We may change some of the capital mix, if you will, between the categories as we adjust and to conditions toward the end of the fiscal year. But again, we still think we’re going to be in that $21,500,000 to $22,000,000 range for fiscal twenty twenty five. Moving on to Slide nine. The first quarter, as Tim just provided in great detail, is as we expected and we’re happy about that. There certainly is some economic uncertainty today, as we’ve all been following in the popular press with the recent change in presidential administration that’s causing some of us to pause on a few things and to size up what some of this means economically.

Certainly, some of the actions being taken may have an inflationary effect and it appears that the Federal Reserve is cautious or certainly has a wait and see attitude in its approach right now with regard to interest rates. So if you look back or think back over the last two years, we as a company have addressed inflationary and cost pressures through back to back rate cases and that’s helped us be in a position to hopefully manage some of this potential inflationary pressure to come in fiscal twenty twenty five. Tommy, maybe remind those on the call about the timing of the rate cases and how they impact fiscal twenty twenty five.

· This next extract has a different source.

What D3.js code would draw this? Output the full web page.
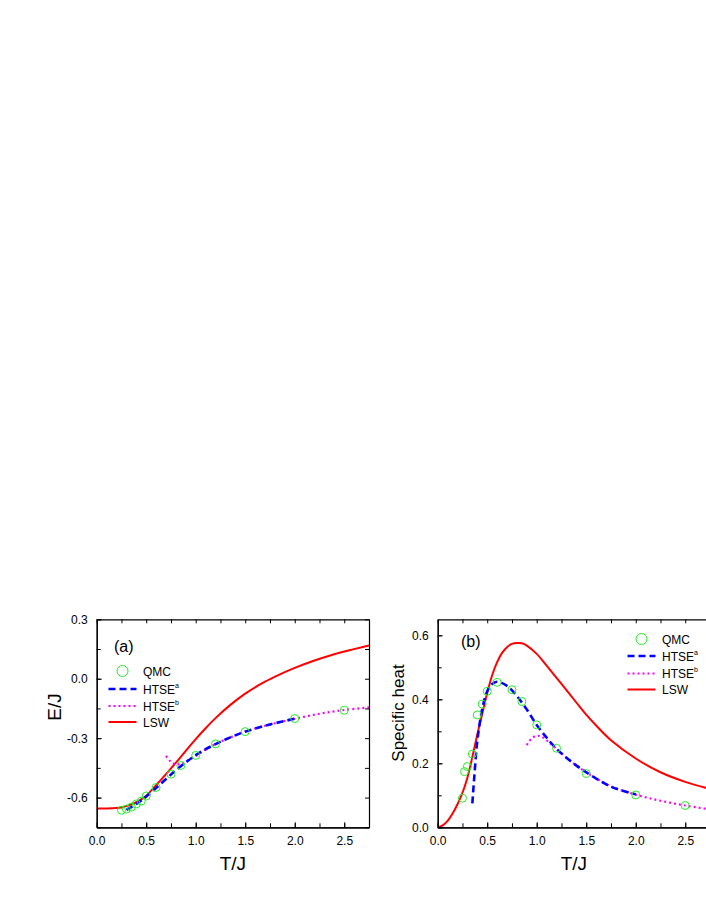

Tommy Oliver, Senior Vice President, Regulatory and External Affairs, RGC Resources Inc.: Sure, Paul. But before I do that, maybe give you an update on our rate case. Yesterday, the hearing examiner signed to our rate case recommended adoption of the stipulation we reached with staff back in October. So the last step in the process is now for the full commission to issue a final order. But as far as timing goes, unlike a lot of states, Virginia uses a forward looking test year or a rate year as we call it in Virginia.

That means adjustments to rate base, revenues, expenses are forecasted into a future period. In our case, the stipulated revenue requirement increase of $4,080,000 is based on projections through 06/30/2025. So we believe a lot of the inflationary pressure we experienced and are continuing to experience is captured in those stipulated rates.

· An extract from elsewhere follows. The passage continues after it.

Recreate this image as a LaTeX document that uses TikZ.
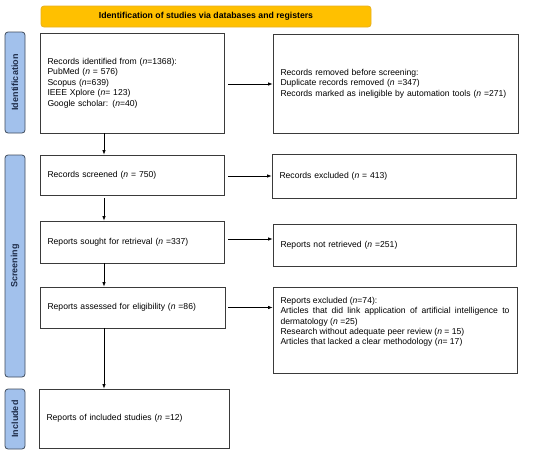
\documentclass[tikz,border=0pt]{standalone}
\usepackage{fontspec}
\setmainfont{Liberation Sans}
\usetikzlibrary{arrows.meta}
\definecolor{boxc}{HTML}{3A3A3A}
\definecolor{sidefill}{HTML}{A2C1EC}
\definecolor{sidec}{HTML}{3F4B5C}
\definecolor{sidetext}{HTML}{1F2D4A}
\definecolor{yel}{HTML}{FFC000}
\definecolor{yelc}{HTML}{E8B020}
\begin{document}
\begin{tikzpicture}[x=1pt,y=-1pt,
  box/.style={draw=boxc, line width=0.8pt, fill=white, inner xsep=7.5pt, inner ysep=0pt,
    align=left, font=\fontsize{8.6}{10.4}\selectfont},
  side/.style={draw=sidec, fill=sidefill, rounded corners=3pt, line width=0.8pt,
    rotate=90, minimum height=20pt, inner sep=0pt, text=sidetext,
    font=\bfseries\fontsize{9}{10}\selectfont},
  arr/.style={draw=black, line width=0.7pt, -{Latex[length=4.5pt,width=3.5pt]}}]
\useasboundingbox (0,0) rectangle (550,456);

% title bar
\node[draw=yelc, fill=yel, rounded corners=3pt, line width=0.8pt, minimum width=330pt,
  minimum height=21pt, inner sep=0pt, font=\bfseries\fontsize{8.7}{10}\selectfont]
  (title) at (206,16.5) {Identification of studies via databases and registers};

% side bars
\node[side, minimum width=101pt] (sid) at (15,82.5) {Identification};
\node[side, minimum width=222pt] (sscr) at (15,266) {Screening};
\node[side, minimum width=60pt] (sinc) at (15,419) {Included};

% left column
\node[box, text width=169pt, minimum height=100pt] (ident) at (132,83)
  {Records identified from (\textit{n}=1368):\\
   PubMed (\textit{n} = 576)\\
   Scopus (\textit{n}=639)\\
   IEEE Xplore (\textit{n}= 123)\\
   Google scholar: (\textit{n}=40)};
\node[box, text width=169pt, minimum height=40pt] (screened) at (132,175)
  {Records screened (\textit{n} = 750)};
\node[box, text width=169pt, minimum height=42pt] (sought) at (132,242)
  {Reports sought for retrieval (\textit{n} =337)};
\node[box, text width=170pt, minimum height=41pt] (assessed) at (132.5,307.5)
  {Reports assessed for eligibility (\textit{n} =86)};
\node[box, text width=175pt, minimum height=59pt] (included) at (134,418.5)
  {Reports of included studies (\textit{n} =12)};

% right column
\node[box, text width=230pt, minimum height=99pt] (removed) at (395.5,83.5)
  {Records removed before screening:\\
   Duplicate records removed (\textit{n} =347)\\
   Records marked as ineligible by automation tools (\textit{n} =271)};
\node[box, text width=229pt, minimum height=44pt] (excl) at (394,176)
  {Records excluded (\textit{n} = 413)};
\node[box, text width=228pt, minimum height=42pt] (notret) at (394.5,245)
  {Reports not retrieved (\textit{n} =251)};
\node[box, align=justify, text width=229pt, minimum height=86pt] (repexcl) at (395,330)
  {\parbox[c][66pt][t]{229pt}{\spaceskip=0pt\xspaceskip=0pt\leftskip=0pt\rightskip=0pt\parfillskip=0pt plus 1fil\baselineskip=10.4pt\hyphenpenalty=10000\exhyphenpenalty=10000\relax
   Reports excluded (\textit{n}=74):\hfill\break
   Articles that did link application of artificial intelligence to \mbox{dermatology} (\textit{n} =25)\hfill\break
   Research without adequate peer review (\textit{n} = 15)\hfill\break
   Articles that lacked a clear methodology (\textit{n}= 17)\par}};

% vertical arrows
\coordinate (ax) at (104,0);
\draw[arr] (ident.south -| ax) -- (screened.north -| ax);
\draw[arr, shorten <=2.5pt] (screened.south -| ax) -- (sought.north -| ax);
\draw[arr] (sought.south -| ax) -- (assessed.north -| ax);
\draw[arr] (assessed.south -| ax) -- (included.north -| ax);

% horizontal arrows
\draw[arr, shorten <=4pt] ([yshift=-1pt]ident.east) -- ([yshift=-1pt]ident.east -| removed.west);
\draw[arr, shorten <=4pt] ([yshift=-1pt]screened.east) -- ([yshift=-1pt]screened.east -| excl.west);
\draw[arr, shorten <=4pt] ([yshift=3pt]sought.east) -- ([yshift=3pt]sought.east -| notret.west);
\draw[arr, shorten <=3pt] (assessed.east) -- (assessed.east -| repexcl.west);
\end{tikzpicture}
\end{document}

Paul Nestor, President and CEO, RGC Resources Inc.: Yes. Thank you, Tommy. That’s really, really helpful. Again, as we think about the current fiscal year that we’re slowly approaching being halfway complete. So when we look at our earnings per share forecast on Slide nine, the $1.18 to $1.25 range, we’re still comfortable with that range at this point in time.

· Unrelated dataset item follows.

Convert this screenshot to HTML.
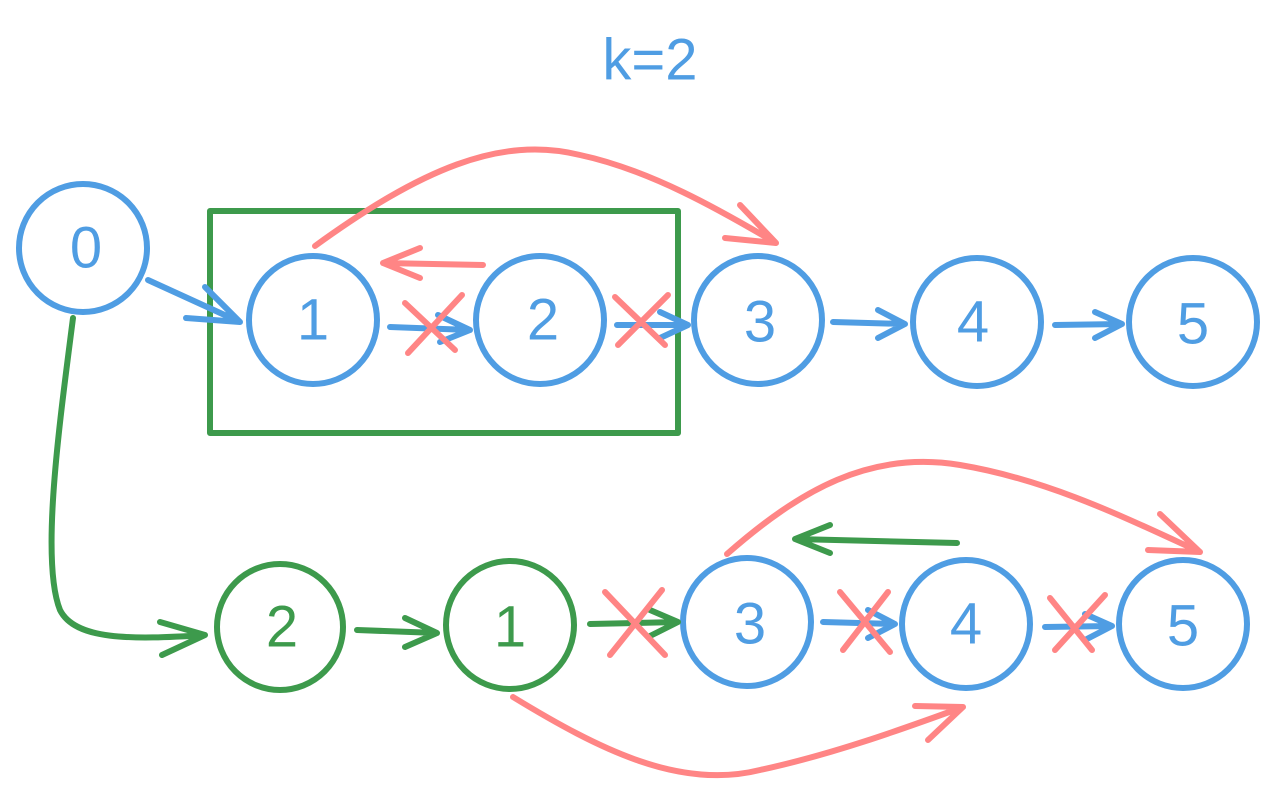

Certainly, again, as we come out of the second quarter and the bulk of the winter heating season, we should have a finer point on EPS for the year. I would like to close my remarks before we take questions. Just yet again thanking our fantastic employees and even our customers certainly over this historically cold event, if you will. It hasn’t been this cold in our part of Virginia in over ten years, particularly in the month of January and our system performed magnificently. We didn’t have a single customer outage of any kind.

And we’re very, very, very happy about that and proud about that. But it takes a lot of work and coordination and a lot of preparation as a matter of fact. And Tim and Tommy have talked about our capital spending as it relates to our renewal efforts to improve and modernize our system to make it safe and reliable. And that has paid off as we’ve been in these cold weather events. So we’re just continue to be encouraged about the opportunities in the Roanoke region.

Again, some of the uncertainty at a national and even a global level, those are real. But again, this area still seems to be solid and on good footing and we’re excited about the growth opportunities here and how those can benefit our shareholders. We thank you for your interest and support. That does conclude our prepared remarks. If you have any questions, please dial 1 to unmute your line.

We’ll maybe just wait one more second. Pound pound one to unmute your line. Okay. Well, hearing no questions today, this does conclude the first quarter earnings call. Thank you again for taking time to join us and we certainly look forward to speaking with you in May to discuss twenty twenty five second quarter results.

Thank you and have a great day and be safe.